I was hoping you could offer me advice on whether it would be inappropriate to decline an acceptance offer to the phd program at my undergraduate university yet still ask whether it is possible to volunteer in my POI's lab. I applied to several programs during this application season, and I was rejected from all of them but this one, likely due to a lack of psychology lab research experience. I applied to my undergraduate university as a back up plan; it is not a good fit for the research interests I plan on pursuing. In retrospect, I shouldn't have bothered applying. When speaking with my POI at the interview, he asked why I applied there and said that he thinks it is possible for me to get into better programs and that he thinks it would be best for my career if I do so. He was very open about the program's shortcomings in social psychology (my area of psych); he is the only social psych professor at the university and they have no plans to hire more soon.

I have absolutely no research experience in a lab setting (only independent research and a thesis project). I know that it is crucial that I gain some before reapplying to programs in the fall. His lab is just about the only social psych lab in my town. He currently only has one student in his lab, who is a first year student, and he definitely seemed to act as though he could use assistance in the lab. I don't want to offend him by declining the offer and applying elsewhere in the fall, but he certainly seemed as though he thought I could get into a better program based on my credentials.

I appreciate your thoughts and advice.

Is it a funded offer? If so, do your two years, get an MA, and transfer out. It sounds like your POI might be supportive of this.

Posted

I don't think it is inappropriate. There is a stigma attached to getting all of your degrees at the same place - you don't show that you can play well with others. You become too narrowly exposed to just a few professor's viewpoints. So if you have the objective of staying in academia, don't go to your undergraduate institution for your PhD - I had a professor at an interview straight out tell me that getting my PhD at the institution that I am getting my MS and have my BA from would be stupid (I didn't even apply but the idea came up in conversation). That combined with the professor's own opinion that you could 'do better' should make asking to get more experience by volunteering in this lab less awkward, I should think.

Posted

Is it a funded offer? If so, do your two years, get an MA, and transfer out. It sounds like your POI might be supportive of this.
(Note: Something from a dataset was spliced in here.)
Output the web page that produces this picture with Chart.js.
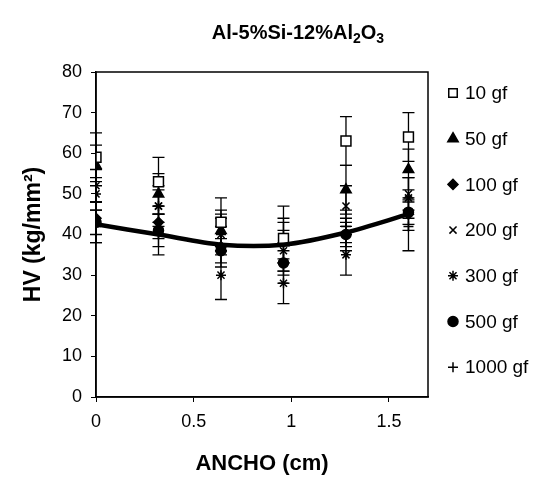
<!DOCTYPE html>
<html>
<head>
<meta charset="utf-8">
<script src="https://cdn.jsdelivr.net/npm/chart.js@4.4.0/dist/chart.umd.min.js"></script>
<style>
  body { margin: 0; background: #fff; }
  #wrap { width: 555px; height: 497px; }
</style>
</head>
<body>
<div id="wrap"><canvas id="chart"></canvas></div>
<script>
// posiciones (cm) y dureza HV por carga
const anchoCm = [0, 0.32, 0.64, 0.96, 1.28, 1.6];
const xTicks = [0, 0.5, 1, 1.5];

const hv10 = [59, 53, 43, 39, 63, 64];
const err10 = [6, 6, 6, 8, 6, 6];
const hv50 = [57, 50, 41, 38, 51, 56];
const err50 = [5, 5, 5, 5, 6, 5];
const hv100 = [44, 43, 37, 33, 40, 45];
const err100 = [4, 4, 5, 5, 4, 4];
const hv200 = [52, 47, 40, 36, 47, 50];
const err200 = [4, 4, 4, 5, 5, 4];
const hv300 = [50, 47, 30, 28, 35, 49];
const err300 = [4, 5, 6, 5, 5, 5];
const hv500 = [43, 41, 36, 33, 40, 45.5];
const err500 = [5, 4, 3, 3, 3, 3];
const hv1000 = [42, 40, 40, 39, 42, 42];
const err1000 = [4, 5, 5, 5, 4, 6];
const tendencia = [42.5, 40, 37.5, 37.5, 40.5, 45];

// titulo con subindices: [texto, es subindice]
const tituloPartes = [['Al-5%Si-12%Al', false], ['2', true], ['O', false], ['3', true]];

const FONT = '"Liberation Sans", Arial, sans-serif';

function pts(ys) {
  return anchoCm.map((x, i) => ({ x: x, y: ys[i] }));
}

function serie(label, ys, errs, style, radius, fill) {
  return {
    label: label,
    data: pts(ys),
    err: errs,
    inLegend: true,
    showLine: false,
    pointStyle: style,
    pointRadius: radius,
    pointBorderWidth: 1.5,
    pointBorderColor: '#000',
    pointBackgroundColor: fill,
    borderColor: '#000',
    backgroundColor: fill
  };
}

const datasets = [
  {
    label: 'tendencia',
    data: pts(tendencia),
    showLine: true,
    borderColor: '#000',
    borderWidth: 4.5,
    tension: 0.3,
    pointRadius: 0,
    fill: false
  },
  serie('10 gf', hv10, err10, 'rect', 7, '#fff'),
  serie('50 gf', hv50, err50, 'triangle', 6, '#000'),
  serie('100 gf', hv100, err100, 'rectRot', 5, '#000'),
  serie('200 gf', hv200, err200, 'crossRot', 5, '#000'),
  serie('300 gf', hv300, err300, 'star', 5, '#000'),
  serie('500 gf', hv500, err500, 'circle', 5, '#000'),
  serie('1000 gf', hv1000, err1000, 'cross', 5, '#000')
];

// barras de error, dibujadas debajo de los marcadores
const errorBars = {
  id: 'errorBars',
  beforeDatasetsDraw(chart) {
    const ctx = chart.ctx;
    const yScale = chart.scales.y;
    ctx.save();
    ctx.strokeStyle = '#000';
    ctx.lineWidth = 1.3;
    chart.data.datasets.forEach((ds, di) => {
      if (!ds.err) return;
      const meta = chart.getDatasetMeta(di);
      meta.data.forEach((pt, i) => {
        const v = ds.data[i].y;
        const top = yScale.getPixelForValue(v + ds.err[i]);
        const bot = yScale.getPixelForValue(v - ds.err[i]);
        ctx.beginPath();
        ctx.moveTo(pt.x, top);
        ctx.lineTo(pt.x, bot);
        ctx.moveTo(pt.x - 6, top);
        ctx.lineTo(pt.x + 6, top);
        ctx.moveTo(pt.x - 6, bot);
        ctx.lineTo(pt.x + 6, bot);
        ctx.stroke();
      });
    });
    ctx.restore();
  }
};

// marco del area de trazado
const frame = {
  id: 'frame',
  afterDraw(chart) {
    const { ctx, chartArea } = chart;
    ctx.save();
    ctx.strokeStyle = '#000';
    ctx.lineWidth = 1.5;
    ctx.strokeRect(chartArea.left, chartArea.top, chartArea.right - chartArea.left, chartArea.bottom - chartArea.top);
    ctx.restore();
  }
};

// titulo arriba, centrado sobre la figura
const titulo = {
  id: 'titulo',
  afterDraw(chart) {
    const ctx = chart.ctx;
    const big = 'bold 20px ' + FONT;
    const small = 'bold 14px ' + FONT;
    ctx.save();
    ctx.fillStyle = '#000';
    ctx.textBaseline = 'alphabetic';
    let total = 0;
    tituloPartes.forEach(([t, sub]) => {
      ctx.font = sub ? small : big;
      total += ctx.measureText(t).width;
    });
    let x = 298 - total / 2;
    const base = 39;
    tituloPartes.forEach(([t, sub]) => {
      ctx.font = sub ? small : big;
      ctx.fillText(t, x, sub ? base + 4 : base);
      x += ctx.measureText(t).width;
    });
    ctx.restore();
  }
};

// leyenda a la derecha
const sideLegend = {
  id: 'sideLegend',
  afterDraw(chart) {
    const { ctx, chartArea } = chart;
    const x0 = chartArea.right + 25;
    let y = chartArea.top + 21;
    ctx.save();
    ctx.font = '19px ' + FONT;
    ctx.textBaseline = 'middle';
    chart.data.datasets.forEach((ds) => {
      if (!ds.inLegend) return;
      ctx.fillStyle = ds.pointBackgroundColor;
      ctx.strokeStyle = '#000';
      ctx.lineWidth = ds.pointBorderWidth;
      const r = ds.pointStyle === 'rect' ? 6 : ds.pointRadius;
      Chart.helpers.drawPoint(ctx, { pointStyle: ds.pointStyle, radius: r, borderWidth: ds.pointBorderWidth, rotation: 0 }, x0, y);
      ctx.fillStyle = '#000';
      ctx.fillText(ds.label, x0 + 12, y + 1);
      y += 45.7;
    });
    ctx.restore();
  }
};

new Chart(document.getElementById('chart'), {
  type: 'scatter',
  data: { datasets: datasets },
  plugins: [errorBars, frame, titulo, sideLegend],
  options: {
    responsive: true,
    maintainAspectRatio: false,
    animation: false,
    layout: { padding: { top: 72, left: 0, right: 0, bottom: 0 } },
    plugins: {
      legend: { display: false },
      tooltip: { enabled: false },
      title: { display: false }
    },
    scales: {
      x: {
        type: 'linear',
        min: 0,
        max: 1.7,
        afterBuildTicks: (scale) => { scale.ticks = xTicks.map(v => ({ value: v })); },
        afterFit: (scale) => { scale.height = 100; },
        ticks: {
          color: '#000',
          font: { family: FONT, size: 18 },
          padding: 9,
          callback: (v) => String(v)
        },
        grid: { display: true, drawOnChartArea: false, tickLength: 5, color: '#000' },
        border: { display: true, color: '#000', width: 1.5 },
        title: {
          display: true,
          text: 'ANCHO (cm)',
          color: '#000',
          font: { family: FONT, size: 22, weight: 'bold' },
          padding: { top: 0, bottom: 20 }
        }
      },
      y: {
        min: 0,
        max: 80,
        afterFit: (scale) => { scale.width = 96; },
        ticks: {
          stepSize: 10,
          color: '#000',
          font: { family: FONT, size: 18 },
          padding: 9
        },
        grid: { display: true, drawOnChartArea: false, tickLength: 5, color: '#000' },
        border: { display: true, color: '#000', width: 1.5 },
        title: {
          display: true,
          text: 'HV (kg/mm²)',
          color: '#000',
          font: { family: FONT, size: 23, weight: 'bold' },
          padding: { top: 20, bottom: 0 }
        }
      },
      yR: {
        position: 'right',
        min: 0,
        max: 80,
        afterFit: (scale) => { scale.width = 127; },
        ticks: { display: false },
        grid: { display: false },
        border: { display: false }
      }
    }
  }
});
</script>
</body>
</html>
It is a funded offer (although the program's funding seems sketchy due to budget cuts), but they don't offer a terminal masters program. Would it be considered unethical to just get a masters and leave a program that accepted you into a doctorate program with funding?

Posted

It is a funded offer (although the program's funding seems sketchy due to budget cuts), but they don't offer a terminal masters program. Would it be considered unethical to just get a masters and leave a program that accepted you into a doctorate program with funding?

If you know in advance you only want a masters, yes.

Posted

It is a funded offer (although the program's funding seems sketchy due to budget cuts), but they don't offer a terminal masters program. Would it be considered unethical to just get a masters and leave a program that accepted you into a doctorate program with funding?
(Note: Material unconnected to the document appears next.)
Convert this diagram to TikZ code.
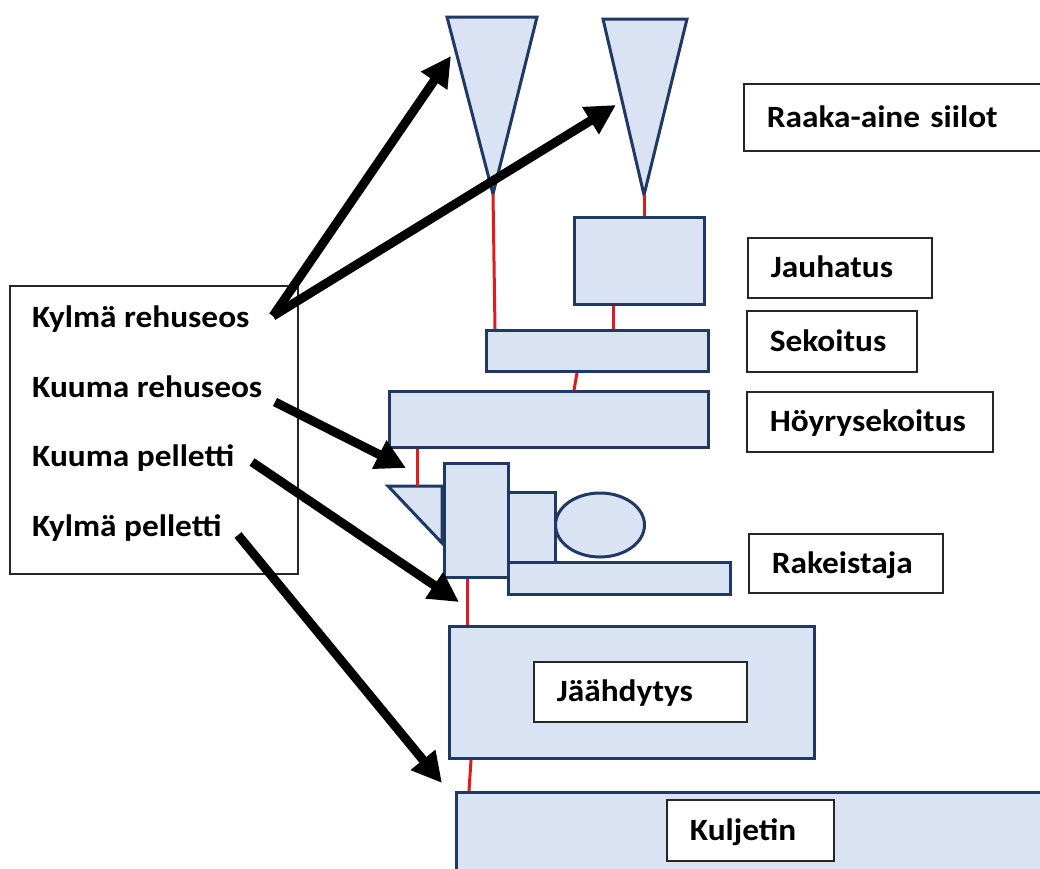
\documentclass[tikz,border=0pt]{standalone}
\usepackage{fontspec}
\setmainfont{Carlito}[FakeStretch=1.075]
\usetikzlibrary{arrows.meta,calc,shapes.geometric}
\definecolor{fillb}{HTML}{DAE3F3}
\definecolor{navy}{HTML}{1F3864}
\definecolor{redl}{HTML}{E01B1B}
\definecolor{labc}{HTML}{262626}
\begin{document}
\begin{tikzpicture}[x=1pt,y=-1pt,
  machine/.style={draw=navy, fill=fillb, line width=3pt, line join=miter},
  mbox/.style={machine, rectangle, inner sep=0pt, anchor=north west},
  lbox/.style={draw=labc, fill=white, line width=1.7pt, rectangle, anchor=north west,
    inner xsep=23pt, inner ysep=0pt, align=left,
    font=\fontsize{31}{36}\selectfont\bfseries, text height=19.5pt, text depth=0pt},
  legtext/.style={anchor=base west, inner sep=0pt, font=\fontsize{31}{36}\selectfont\bfseries},
  legframe/.style={draw=labc, line width=1.5pt, rectangle, inner sep=0pt, anchor=north west},
  redline/.style={draw=redl, line width=3pt},
  flow/.style={draw=black, line width=9pt, -{Triangle[length=30pt,width=30pt]}}
]
\useasboundingbox (0,0) rectangle (1040,868);
\clip (0,0) rectangle (1040,868);

% silos
\coordinate (s1a) at (447,17); \coordinate (s1b) at (537,17); \coordinate (s1c) at (493,194);
\coordinate (s2a) at (603,19); \coordinate (s2b) at (687,19); \coordinate (s2c) at (644,195);
\draw[machine] (s1a) -- (s1b) -- (s1c) -- cycle;
\draw[machine] (s2a) -- (s2b) -- (s2c) -- cycle;

% machines
\node[mbox, minimum width=130pt, minimum height=87pt] (jau) at (573,216) {};
\node[mbox, minimum width=222pt, minimum height=41pt] (sek) at (485,329) {};
\node[mbox, minimum width=319pt, minimum height=56pt] (hoy) at (388,390) {};
\coordinate (fa) at (388,486); \coordinate (fb) at (442,486); \coordinate (fc) at (442,543);
\draw[machine] (fa) -- (fb) -- (fc) -- cycle;
\node[mbox, minimum width=222pt, minimum height=32pt] (base) at (507,561) {};
\node[mbox, minimum width=47pt, minimum height=70pt] (small) at (507,491) {};
\node[mbox, minimum width=64pt, minimum height=114pt] (tall) at (443,462) {};
\node[machine, ellipse, inner sep=0pt, minimum width=89pt, minimum height=64pt] (motor) at (600,525) {};
\node[mbox, minimum width=365pt, minimum height=132pt] (jaa) at (448,625) {};
\node[mbox, minimum width=620pt, minimum height=120pt] (kul) at (455,791) {};

% red connections
\draw[redline] (s1c) -- (495,0 |- sek.north);
\draw[redline] (s2c) -- (644,0 |- jau.north);
\draw[redline] (613,0 |- jau.south) -- (613,0 |- sek.north);
\draw[redline] (577,0 |- sek.south) -- (574,0 |- hoy.north);
\draw[redline] (417,0 |- hoy.south) -- (417,0 |- fa);
\draw[redline] (467,0 |- tall.south) -- (467,0 |- jaa.north);
\draw[redline] (471,0 |- jaa.south) -- (469,0 |- kul.north);

% labels
\node[lbox, minimum width=320pt, minimum height=67pt, text width=274pt] (raaka) at (743,83) {Raaka-aine siilot};
\node[lbox, minimum width=184pt, minimum height=60pt, text width=138pt] (jauL) at (747,237) {Jauhatus};
\node[lbox, minimum width=170pt, minimum height=61pt, text width=124pt] (sekL) at (746,310) {Sekoitus};
\node[lbox, minimum width=246pt, minimum height=60pt, text width=200pt] (hoyL) at (746,391) {Höyrysekoitus};
\node[lbox, minimum width=194pt, minimum height=59pt, text width=148pt] (rakL) at (748,533) {Rakeistaja};
\node[lbox, minimum width=213pt, minimum height=60pt, text width=167pt] (jaaL) at (533,661) {Jäähdytys};
\node[lbox, minimum width=167pt, minimum height=61pt, text width=121pt] (kulL) at (666,799) {Kuljetin};

% legend
\node[legframe, minimum width=288pt, minimum height=288pt] (leg) at (9,285) {};
\node[legtext] (t1) at (32,327) {Kylmä rehuseos};
\node[legtext] (t2) at (32,397) {Kuuma rehuseos};
\node[legtext] (t3) at (32,466) {Kuuma pelletti};
\node[legtext] (t4) at (32,536) {Kylmä pelletti};

% flow arrows
\coordinate (a1) at (273,316);
\coordinate (a3) at (275,402);
\coordinate (a4) at (252,462);
\coordinate (a5) at (238,535);
\coordinate (e1) at (451,56);
\coordinate (e2) at (616,105);
\coordinate (e3) at (406,468);
\coordinate (e4) at (459,602);
\coordinate (e5) at (442,783);
\draw[flow] (a1) -- (e1);
\draw[flow] (a1) -- (e2);
\draw[flow] (a3) -- (e3);
\draw[flow] (a4) -- (e4);
\draw[flow] (a5) -- (e5);
\end{tikzpicture}
\end{document}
No. It happens. As long your POI is not a jerk (and you neither), he/she will understand and will be supportive of you.

And from the sounds of things, it sounds like your POI may even want to encourage you to transfer out.

Posted

No. It happens. As long your POI is not a jerk (and you neither), he/she will understand and will be supportive of you.
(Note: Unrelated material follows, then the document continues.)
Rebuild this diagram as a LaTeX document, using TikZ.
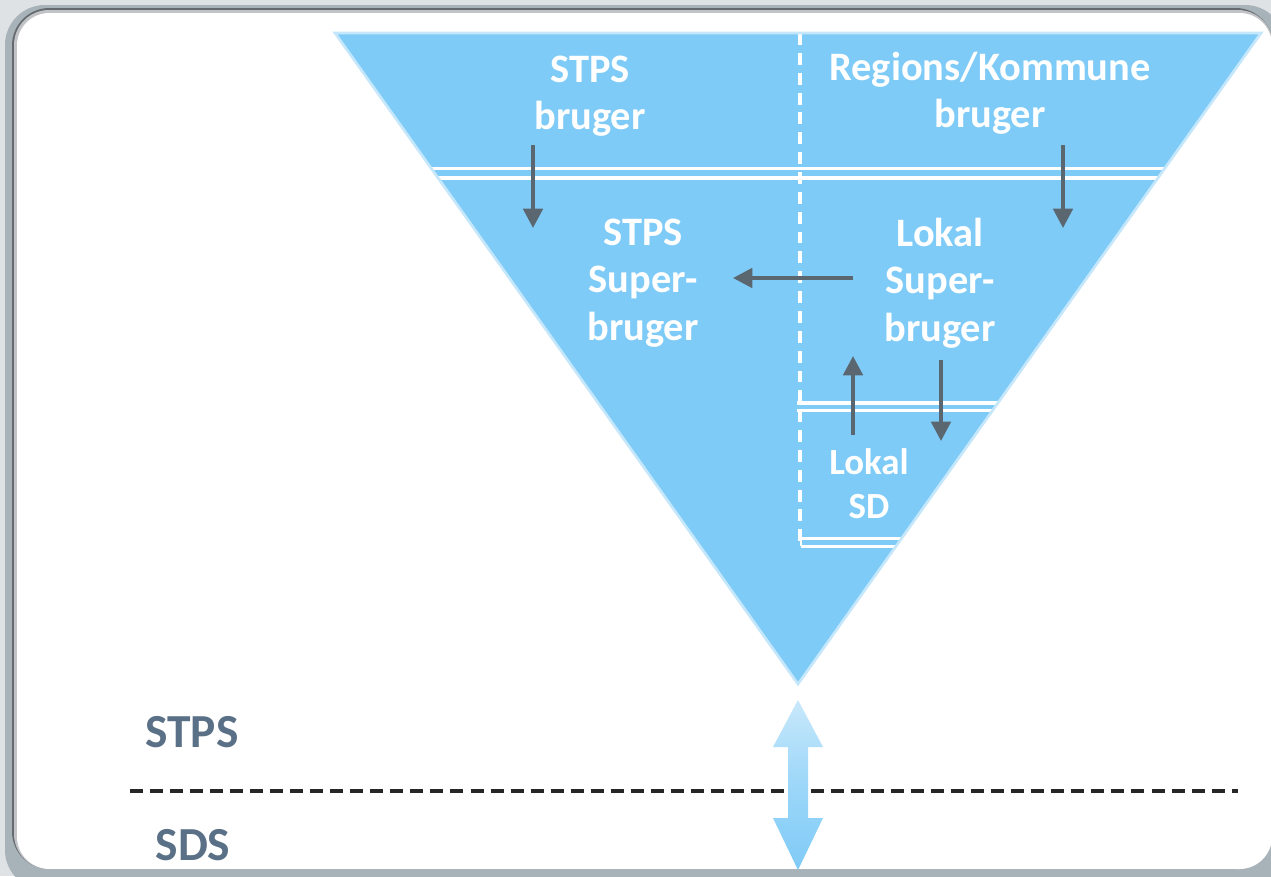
\documentclass[tikz,border=0pt]{standalone}
\usepackage{fontspec}
\setmainfont{Carlito}
\usetikzlibrary{arrows.meta}
\definecolor{bgGray}{RGB}{222,226,229}
\definecolor{frameGray}{RGB}{168,178,185}
\definecolor{shadowGray}{RGB}{100,106,112}
\definecolor{triFill}{RGB}{127,203,247}
\definecolor{triEdge}{RGB}{196,231,251}
\definecolor{arrowGray}{RGB}{91,103,112}
\definecolor{botText}{RGB}{90,112,134}
\definecolor{arrLight}{RGB}{200,232,251}
\begin{document}
\begin{tikzpicture}[x=0.02cm,y=-0.02cm,
  lbl/.style={text=white,font=\fontsize{23}{27}\selectfont\bfseries,align=center,inner sep=0pt},
  lblsmall/.style={text=white,font=\fontsize{21}{25}\selectfont\bfseries,align=center,inner sep=0pt},
  botlbl/.style={text=botText,font=\fontsize{27}{30}\selectfont\bfseries,inner sep=0pt},
  flow/.style={draw=arrowGray,line width=2.2pt,-{Triangle[length=11pt,width=11pt]}},
  dbl/.style={white,line width=2.2pt},
  vdash/.style={white,line width=1.8pt,dash pattern=on 6.8pt off 4.5pt},
  hdash/.style={black!85,line width=1.8pt,dash pattern=on 7.4pt off 4pt}]
\useasboundingbox (0,0) rectangle (1271,876);
% frame
\fill[bgGray] (0,0) rectangle (1271,876);
\fill[frameGray,rounded corners=0.8cm] (5,5) rectangle (1285,890);
\fill[shadowGray,rounded corners=0.75cm] (12,8) rectangle (1273,869);
\fill[white!60!shadowGray,rounded corners=0.7cm] (14,10) rectangle (1273,869);
\fill[white,rounded corners=0.65cm] (17,13) rectangle (1272,869);
% triangle
\coordinate (tl) at (335,33);
\coordinate (tr) at (1261,33);
\coordinate (apex) at (798,684);
\fill[triFill] (tl) -- (tr) -- (apex) -- cycle;
\begin{scope}
\clip (tl) -- (tr) -- (apex) -- cycle;
\draw[vdash] (800,33) -- (800,545);
\draw[dbl] (300,168.5) -- (1300,168.5);
\draw[dbl] (300,178) -- (1300,178);
\draw[dbl] (797,403) -- (1100,403);
\draw[dbl] (797,410.5) -- (1100,410.5);
\draw[dbl] (801,538.5) -- (1000,538.5);
\draw[dbl] (801,546.5) -- (1000,546.5);
\draw[white,line width=1.6pt] (801,532) -- (801,546);
\end{scope}
\draw[triEdge,line width=1.5pt,line join=miter] (tl) -- (tr) -- (apex) -- cycle;
% texts
\node[lbl] (stpsb) at (590,96) {STPS\\bruger};
\node[lbl] (regb) at (990,93) {Regions/Kommune\\bruger};
\node[lbl] (stpssup) at (643,283) {STPS\\Super-\\bruger};
\node[lbl] (loksup) at (940,283) {Lokal\\Super-\\bruger};
\node[lblsmall] (loksd) at (869,484) {Lokal\\SD};
\node[botlbl] (stps) at (192,732) {STPS};
\node[botlbl] (sds) at (193,845) {SDS};
% arrows
\coordinate (a1s) at (533,145); \coordinate (a1e) at (533,228);
\coordinate (a2s) at (1063,145); \coordinate (a2e) at (1063,228);
\coordinate (a3s) at (853,278); \coordinate (a3e) at (733,278);
\coordinate (a4s) at (853,435); \coordinate (a4e) at (853,356);
\coordinate (a5s) at (941,360); \coordinate (a5e) at (941,441);
\draw[flow] (a1s) -- (a1e);
\draw[flow] (a2s) -- (a2e);
\draw[flow] (a3s) -- (a3e);
\draw[flow] (a4s) -- (a4e);
\draw[flow] (a5s) -- (a5e);
% dashed divider
\coordinate (dl) at (130,791);
\coordinate (dr) at (1238,791);
\draw[hdash] (dl) -- (dr);
% double arrow
\shade[top color=arrLight,bottom color=triFill,middle color=triFill!60!arrLight,shading angle=0]
  (798,700) -- (823,747) -- (808,747) -- (808,818) -- (823,818) -- (798,870)
  -- (773,818) -- (788,818) -- (788,747) -- (773,747) -- cycle;
\end{tikzpicture}
\end{document}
And from the sounds of things, it sounds like your POI may even want to encourage you to transfer out.

It isn't unethical if it just happens, but going in with the intent to get out after 2 years is unethical. Now if the OP were to talk to this prof and he was ok with it, then fine. But if he is accepting the OP with the expectation that they are going to get their PhD with him and is not accepting a different student that would get their PhD with him - that is unethical.

Posted

Since the professor agrees that you can get into a better program, then it should be fine to decline the offer and work in the lab. That was my backup plan as well - strikingly similar to yours.

If you're thinking of joining and then transferring out, you should discuss that with the lab instructor. But wouldn't that just over-complicate things? It would be way easier to just work as a volunteer and then apply to other programs.

Posted (edited)

No. It happens. As long your POI is not a jerk (and you neither), he/she will understand and will be supportive of you.

And from the sounds of things, it sounds like your POI may even want to encourage you to transfer out.

If you know in advance that you want out after two years but give the impression you will stay for your entire PhD, this is unethical. Advisors put a lot of resources--time, money, reputation--into their graduate students. Few students know what they're doing the first year or two, so it's really only in those final years (as a senior grad student) where you're producing quality work independently. Advisors "put up with" the first few years because the investment is worth it.

It's like taking a term contract knowing you'll only be there for 33% of the term. People do it, but it's still unethical and burns bridges.

(Of course, if you're frank with your advisor then all this is moot.)